Most organizations think of IPv6 migration as “let’s open the address, done.” On the ground, IPv6 arrives bundled with DNS, firewall policy, load balancing, observability, and incident reflexes. If you don’t design it correctly, “two protocols = double the surface area for problems.”
In this post I describe the approach that has paid off most reliably for me in practice: start under control with dual-stack, target IPv6-only, and make the transition measurable.
Why aim for IPv6-only?
If dual-stack persists for too long, it creates operational debt:
- Every service must be tested for both address families (IPv4/IPv6)
- Firewalls/ACLs are managed twice
- On the DNS side, “A/AAAA behavior” gives you two distinct error classes
- Troubleshooting runbooks double
The road to IPv6-only means a leaner network and steadier operations in the long term. Dual-stack here is just the bridge.
Before you start: a real inventory
First clarify these:
- Places with IPv4 dependencies: legacy applications, license servers, device management interfaces
- L7 edge: how does the CDN/WAF/Ingress/LB tier handle IPv6?
- DNS behavior: resolver chain, split-horizon, cache policy
- Observability: are the IP fields in your logs IPv6-ready? (index, parsers, dashboards)
- Security: does the firewall platform manage IPv6 policy at parity?
Addressing and routing: start “small but rule-bound”
The model I like:
- A /48 (or /56 if needed) per site / DC / region
- A /64 per VLAN/segment
- Before turning on Router Advertisement (RA) “automatically,” begin with static and controlled allocation (especially on server segments)
On the routing side:
- Bring IPv6 up on the core/backbone first as a transport (IGP + BGP policy)
- Then move service segments to dual-stack
- Expand client/endpoint coverage last
DNS: the A/AAAA balance and “always measure”
The critical risk in dual-stack: client and resolver behavior.
- Happy Eyeballs (the IPv6/IPv4 race on the client) exists in most modern systems, but don’t assume it’s “everywhere.”

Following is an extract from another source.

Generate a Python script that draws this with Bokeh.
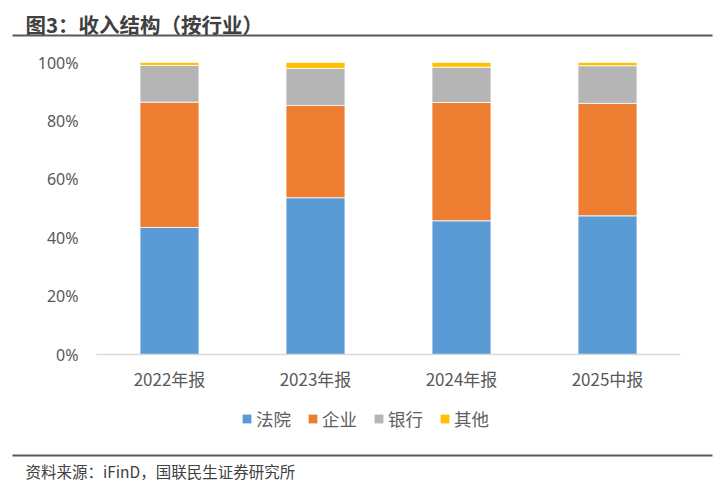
from bokeh.plotting import figure
from bokeh.layouts import column
from bokeh.models import (FactorRange, Range1d, Label, Legend, LegendItem,
                          NumeralTickFormatter, FixedTicker, ColumnDataSource)
from bokeh.embed import file_html
from bokeh.resources import INLINE

categories = ["2022年报", "2023年报", "2024年报", "2025中报"]
series = ["法院", "企业", "银行", "其他"]
court = [0.435, 0.537, 0.458, 0.475]
enterprise = [0.429, 0.316, 0.405, 0.385]
bank = [0.126, 0.127, 0.121, 0.129]
other = [0.010, 0.020, 0.016, 0.011]
colors = ["#5B9BD5", "#ED7D31", "#B5B5B5", "#FFC000"]
y_ticks = [0, 0.2, 0.4, 0.6, 0.8, 1.0]
title_text = "图3：收入结构（按行业）"
source_text = "资料来源：iFinD，国联民生证券研究所"

W = 716
CJK = "Noto Sans CJK SC"


def blank_fig(top, bottom):
    f = figure(width=W, height=bottom - top, x_range=Range1d(0, W), y_range=Range1d(bottom, top),
               output_backend="svg", toolbar_location=None, x_axis_type=None, y_axis_type=None,
               min_border=0, min_border_left=0, min_border_right=0, min_border_top=0,
               min_border_bottom=0, frame_align=False)
    f.outline_line_color = None
    f.grid.grid_line_color = None
    return f


# header (page coordinates 0..40)
head = blank_fig(0, 40)
head.add_layout(Label(x=25, y=23, text=title_text, text_font=CJK, text_font_size="20.5px",
                      text_font_style="bold", text_color="#404040", text_baseline="middle"))
head.segment(x0=[12], y0=[35], x1=[712], y1=[35], line_color="#555A5F", line_width=2.2)

# main chart (page 40..395)
MH = 355
p = figure(x_range=FactorRange(*categories, range_padding=0), y_range=Range1d(0, 1),
           width=W, height=MH, output_backend="svg", toolbar_location=None,
           min_border_left=96, min_border_right=W - 96 - 584,
           min_border_top=22, min_border_bottom=MH - 22 - 292, frame_align=False)
p.outline_line_color = None
p.grid.grid_line_color = None

src = ColumnDataSource(dict(x=categories, court=court, enterprise=enterprise, bank=bank, other=other))
p.vbar_stack(["court", "enterprise", "bank", "other"], x="x", width=0.404, source=src,
             color=colors, line_color="white", line_width=0.8)

p.yaxis.ticker = FixedTicker(ticks=y_ticks)
p.yaxis.formatter = NumeralTickFormatter(format="0%")
p.yaxis.axis_line_color = None
p.yaxis.major_tick_line_color = None
p.yaxis.minor_tick_line_color = None
p.yaxis.major_label_standoff = 12
p.yaxis.major_label_text_font = "Noto Sans"
p.yaxis.major_label_text_font_size = "16px"
p.yaxis.major_label_text_color = "#595959"

p.xaxis.axis_line_color = "#D9D9D9"
p.xaxis.axis_line_width = 1.5
p.xaxis.major_tick_line_color = None
p.xaxis.minor_tick_line_color = None
p.xaxis.major_label_standoff = 5
p.xaxis.major_label_text_font = CJK
p.xaxis.major_label_text_font_size = "17px"
p.xaxis.major_label_text_color = "#595959"

# footer with legend and source (page 395..480)
foot = blank_fig(395, 480)
swatches = [foot.rect(x=[0], y=[0], width=0, height=0, fill_color=c, line_color=None)
            for c in colors]
legend = Legend(items=[LegendItem(label=s, renderers=[r]) for s, r in zip(series, swatches)],
                orientation="horizontal", location=(241, 49),
                glyph_width=11, glyph_height=11, label_standoff=4, spacing=16,
                padding=0, margin=0, border_line_color=None, background_fill_alpha=0,
                label_text_font=CJK, label_text_font_size="17.5px",
                label_text_color="#606060", label_height=22)
foot.add_layout(legend, "center")
foot.segment(x0=[12], y0=[455], x1=[712], y1=[455], line_color="#555A5F", line_width=2.2)
foot.add_layout(Label(x=25, y=470, text=source_text, text_font=CJK, text_font_size="15.5px",
                      text_color="#404040", text_baseline="middle"))

layout = column(head, p, foot, spacing=0)
open("out.html", "w").write(file_html(layout, INLINE))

- Once you publish AAAA, some old stacks try IPv6 and stall.
My rule:
- Carry IPv6 on the network
- Bring up the service on IPv6 (back-end ready)
- Open AAAA in DNS gradually (canary)
- Watch latency and error rate at every step
A simple way to measure, to start with:
- A/AAAA ratio in the resolver query logs
- “Client IP family” in application logs
- IPv6 connection count in LB/Ingress metrics
Firewall and segmentation: IPv6 policy is not a “copy-paste”
In the IPv4 world NAT sometimes gives you a “bad but practical” feeling of isolation. IPv6 has no NAT (and shouldn’t). Therefore:
- The “we had NAT, nothing was reaching us anyway” stance falls apart
- The actual security model surfaces: stateful firewall + correct segmentation
Checklist:
- Are IPv6 inbound/outbound rules at parity with IPv4?
- Is “deny by default” really in place?
- Don’t “fully block” ICMPv6 (it’s required for PMTUD and neighbor discovery)
- Logging: do drops on IPv6 land in the same pipeline?
MTU and PMTUD: the most insidious incident class
Fragmentation works differently in IPv6; Path MTU Discovery (PMTUD) has to flow correctly.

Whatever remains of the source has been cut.